> Exercise description
Take the listing from its first line through the line that contains "16.3, 15, 14];" and please retype those lines exactly, leaving out the pictures.

> Material provided
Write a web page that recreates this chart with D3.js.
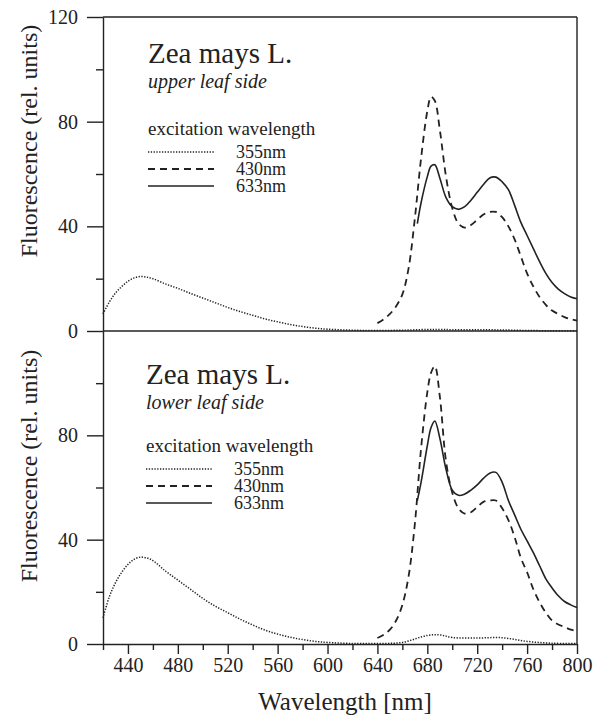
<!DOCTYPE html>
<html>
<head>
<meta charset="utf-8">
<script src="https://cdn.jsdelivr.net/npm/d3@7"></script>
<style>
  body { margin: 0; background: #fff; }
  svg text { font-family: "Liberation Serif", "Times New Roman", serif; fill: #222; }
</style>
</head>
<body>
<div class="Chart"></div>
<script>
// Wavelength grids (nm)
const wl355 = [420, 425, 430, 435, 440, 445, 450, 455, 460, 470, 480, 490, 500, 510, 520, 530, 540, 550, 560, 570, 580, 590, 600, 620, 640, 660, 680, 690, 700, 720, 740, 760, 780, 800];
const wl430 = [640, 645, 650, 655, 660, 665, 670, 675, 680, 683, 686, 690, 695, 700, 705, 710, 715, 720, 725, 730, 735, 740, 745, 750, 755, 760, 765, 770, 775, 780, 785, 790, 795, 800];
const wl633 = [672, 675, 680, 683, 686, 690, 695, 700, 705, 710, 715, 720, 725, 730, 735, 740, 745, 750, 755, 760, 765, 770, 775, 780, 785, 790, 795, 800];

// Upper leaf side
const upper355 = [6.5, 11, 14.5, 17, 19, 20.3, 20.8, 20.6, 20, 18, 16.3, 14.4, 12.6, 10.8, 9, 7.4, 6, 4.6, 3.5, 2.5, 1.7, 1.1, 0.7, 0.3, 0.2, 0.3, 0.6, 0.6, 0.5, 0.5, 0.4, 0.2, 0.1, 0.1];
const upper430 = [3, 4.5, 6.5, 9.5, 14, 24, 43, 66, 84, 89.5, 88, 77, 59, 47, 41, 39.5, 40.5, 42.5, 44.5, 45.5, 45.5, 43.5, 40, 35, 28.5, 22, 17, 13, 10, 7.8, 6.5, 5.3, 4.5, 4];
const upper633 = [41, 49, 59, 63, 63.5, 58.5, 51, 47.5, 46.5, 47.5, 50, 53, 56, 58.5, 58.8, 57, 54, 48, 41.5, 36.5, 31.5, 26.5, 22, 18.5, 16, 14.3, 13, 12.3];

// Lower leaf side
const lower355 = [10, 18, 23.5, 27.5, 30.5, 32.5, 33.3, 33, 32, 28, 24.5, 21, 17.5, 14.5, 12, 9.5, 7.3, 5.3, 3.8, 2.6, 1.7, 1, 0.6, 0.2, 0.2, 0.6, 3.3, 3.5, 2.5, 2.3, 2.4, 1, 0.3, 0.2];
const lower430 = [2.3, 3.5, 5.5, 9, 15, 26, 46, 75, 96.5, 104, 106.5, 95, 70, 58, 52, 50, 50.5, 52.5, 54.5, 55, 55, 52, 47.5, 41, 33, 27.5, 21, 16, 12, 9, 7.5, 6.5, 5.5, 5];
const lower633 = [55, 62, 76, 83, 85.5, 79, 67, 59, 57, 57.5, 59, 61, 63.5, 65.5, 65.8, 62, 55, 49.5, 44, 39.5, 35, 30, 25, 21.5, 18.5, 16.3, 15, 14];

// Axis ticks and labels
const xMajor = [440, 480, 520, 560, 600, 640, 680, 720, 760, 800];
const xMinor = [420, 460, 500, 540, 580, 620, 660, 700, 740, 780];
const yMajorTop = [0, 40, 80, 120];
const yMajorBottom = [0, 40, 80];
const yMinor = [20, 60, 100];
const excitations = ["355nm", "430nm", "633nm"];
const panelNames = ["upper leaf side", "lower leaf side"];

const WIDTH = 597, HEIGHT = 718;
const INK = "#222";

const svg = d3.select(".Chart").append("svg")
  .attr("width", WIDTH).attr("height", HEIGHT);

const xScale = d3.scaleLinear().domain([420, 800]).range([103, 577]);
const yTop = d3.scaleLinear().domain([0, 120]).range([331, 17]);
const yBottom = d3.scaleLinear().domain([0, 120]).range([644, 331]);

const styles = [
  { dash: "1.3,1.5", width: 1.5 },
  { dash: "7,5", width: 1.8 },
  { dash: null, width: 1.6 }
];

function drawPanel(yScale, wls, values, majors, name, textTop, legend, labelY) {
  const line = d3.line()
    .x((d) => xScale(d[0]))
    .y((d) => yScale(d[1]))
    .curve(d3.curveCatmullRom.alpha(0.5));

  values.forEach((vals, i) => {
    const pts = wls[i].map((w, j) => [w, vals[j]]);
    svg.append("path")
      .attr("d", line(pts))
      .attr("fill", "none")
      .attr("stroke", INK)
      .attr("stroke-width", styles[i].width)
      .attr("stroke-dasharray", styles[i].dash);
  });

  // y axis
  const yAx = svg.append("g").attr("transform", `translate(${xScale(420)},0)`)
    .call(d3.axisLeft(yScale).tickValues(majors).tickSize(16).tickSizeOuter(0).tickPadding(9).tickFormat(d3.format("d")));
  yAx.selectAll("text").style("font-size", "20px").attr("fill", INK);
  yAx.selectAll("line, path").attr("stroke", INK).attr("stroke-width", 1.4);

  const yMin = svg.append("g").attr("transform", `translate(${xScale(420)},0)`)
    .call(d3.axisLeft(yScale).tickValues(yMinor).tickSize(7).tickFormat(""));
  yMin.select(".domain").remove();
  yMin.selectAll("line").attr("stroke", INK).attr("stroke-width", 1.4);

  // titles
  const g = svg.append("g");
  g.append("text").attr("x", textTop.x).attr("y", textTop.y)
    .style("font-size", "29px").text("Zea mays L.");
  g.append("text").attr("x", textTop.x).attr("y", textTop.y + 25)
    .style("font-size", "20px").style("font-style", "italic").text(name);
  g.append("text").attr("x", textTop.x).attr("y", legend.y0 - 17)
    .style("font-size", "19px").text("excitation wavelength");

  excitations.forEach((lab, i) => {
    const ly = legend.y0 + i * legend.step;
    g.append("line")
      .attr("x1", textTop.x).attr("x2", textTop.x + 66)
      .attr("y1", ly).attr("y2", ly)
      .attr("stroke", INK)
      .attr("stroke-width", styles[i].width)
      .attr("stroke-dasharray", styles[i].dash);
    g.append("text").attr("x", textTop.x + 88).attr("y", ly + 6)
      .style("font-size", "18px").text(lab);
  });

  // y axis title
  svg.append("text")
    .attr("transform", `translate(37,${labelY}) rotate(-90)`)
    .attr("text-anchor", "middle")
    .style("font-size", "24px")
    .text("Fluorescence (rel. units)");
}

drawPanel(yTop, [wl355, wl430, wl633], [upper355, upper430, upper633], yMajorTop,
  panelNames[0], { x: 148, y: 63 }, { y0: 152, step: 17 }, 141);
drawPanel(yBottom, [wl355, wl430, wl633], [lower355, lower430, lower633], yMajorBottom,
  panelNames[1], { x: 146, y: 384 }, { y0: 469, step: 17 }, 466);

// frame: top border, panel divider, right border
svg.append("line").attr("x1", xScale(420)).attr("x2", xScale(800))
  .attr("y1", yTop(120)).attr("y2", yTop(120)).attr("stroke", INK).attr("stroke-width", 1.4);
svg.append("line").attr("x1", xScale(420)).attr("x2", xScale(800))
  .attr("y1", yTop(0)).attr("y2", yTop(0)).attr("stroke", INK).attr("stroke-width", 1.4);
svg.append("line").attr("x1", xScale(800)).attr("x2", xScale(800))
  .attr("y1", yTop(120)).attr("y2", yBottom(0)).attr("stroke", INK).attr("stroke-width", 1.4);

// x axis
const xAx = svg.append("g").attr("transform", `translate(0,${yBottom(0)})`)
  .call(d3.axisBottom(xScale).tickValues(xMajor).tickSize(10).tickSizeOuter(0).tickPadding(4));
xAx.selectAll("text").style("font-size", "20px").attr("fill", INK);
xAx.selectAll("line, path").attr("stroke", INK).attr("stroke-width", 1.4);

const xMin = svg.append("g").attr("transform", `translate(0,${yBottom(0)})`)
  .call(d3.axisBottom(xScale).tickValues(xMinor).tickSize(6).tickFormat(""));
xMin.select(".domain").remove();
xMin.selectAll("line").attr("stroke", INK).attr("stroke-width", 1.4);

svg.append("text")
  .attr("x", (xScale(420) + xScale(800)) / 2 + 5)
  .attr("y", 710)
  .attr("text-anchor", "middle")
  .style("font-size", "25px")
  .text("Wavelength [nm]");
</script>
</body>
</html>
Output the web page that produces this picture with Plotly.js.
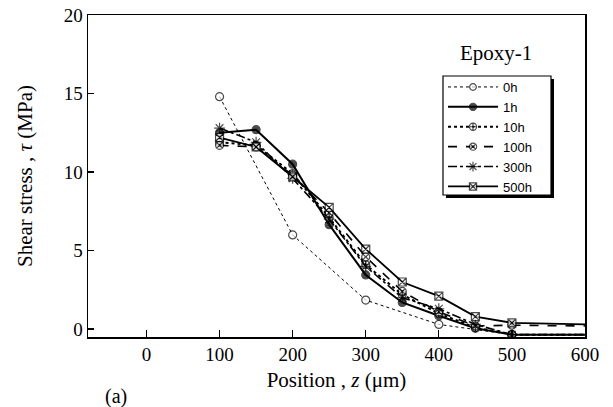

> Full response
Write a web page that recreates this chart with D3.js.
<!DOCTYPE html>
<html>
<head>
<meta charset="utf-8">
<script src="https://cdn.jsdelivr.net/npm/d3@7"></script>
<style>
  body { margin: 0; background: #fff; }
  svg text { font-family: "Liberation Serif", "Times New Roman", serif; fill: #222; }
</style>
</head>
<body>
<div class="Chart"></div>
<script>
// Wavelength grids (nm)
const wl355 = [420, 425, 430, 435, 440, 445, 450, 455, 460, 470, 480, 490, 500, 510, 520, 530, 540, 550, 560, 570, 580, 590, 600, 620, 640, 660, 680, 690, 700, 720, 740, 760, 780, 800];
const wl430 = [640, 645, 650, 655, 660, 665, 670, 675, 680, 683, 686, 690, 695, 700, 705, 710, 715, 720, 725, 730, 735, 740, 745, 750, 755, 760, 765, 770, 775, 780, 785, 790, 795, 800];
const wl633 = [672, 675, 680, 683, 686, 690, 695, 700, 705, 710, 715, 720, 725, 730, 735, 740, 745, 750, 755, 760, 765, 770, 775, 780, 785, 790, 795, 800];

// Upper leaf side
const upper355 = [6.5, 11, 14.5, 17, 19, 20.3, 20.8, 20.6, 20, 18, 16.3, 14.4, 12.6, 10.8, 9, 7.4, 6, 4.6, 3.5, 2.5, 1.7, 1.1, 0.7, 0.3, 0.2, 0.3, 0.6, 0.6, 0.5, 0.5, 0.4, 0.2, 0.1, 0.1];
const upper430 = [3, 4.5, 6.5, 9.5, 14, 24, 43, 66, 84, 89.5, 88, 77, 59, 47, 41, 39.5, 40.5, 42.5, 44.5, 45.5, 45.5, 43.5, 40, 35, 28.5, 22, 17, 13, 10, 7.8, 6.5, 5.3, 4.5, 4];
const upper633 = [41, 49, 59, 63, 63.5, 58.5, 51, 47.5, 46.5, 47.5, 50, 53, 56, 58.5, 58.8, 57, 54, 48, 41.5, 36.5, 31.5, 26.5, 22, 18.5, 16, 14.3, 13, 12.3];

// Lower leaf side
const lower355 = [10, 18, 23.5, 27.5, 30.5, 32.5, 33.3, 33, 32, 28, 24.5, 21, 17.5, 14.5, 12, 9.5, 7.3, 5.3, 3.8, 2.6, 1.7, 1, 0.6, 0.2, 0.2, 0.6, 3.3, 3.5, 2.5, 2.3, 2.4, 1, 0.3, 0.2];
const lower430 = [2.3, 3.5, 5.5, 9, 15, 26, 46, 75, 96.5, 104, 106.5, 95, 70, 58, 52, 50, 50.5, 52.5, 54.5, 55, 55, 52, 47.5, 41, 33, 27.5, 21, 16, 12, 9, 7.5, 6.5, 5.5, 5];
const lower633 = [55, 62, 76, 83, 85.5, 79, 67, 59, 57, 57.5, 59, 61, 63.5, 65.5, 65.8, 62, 55, 49.5, 44, 39.5, 35, 30, 25, 21.5, 18.5, 16.3, 15, 14];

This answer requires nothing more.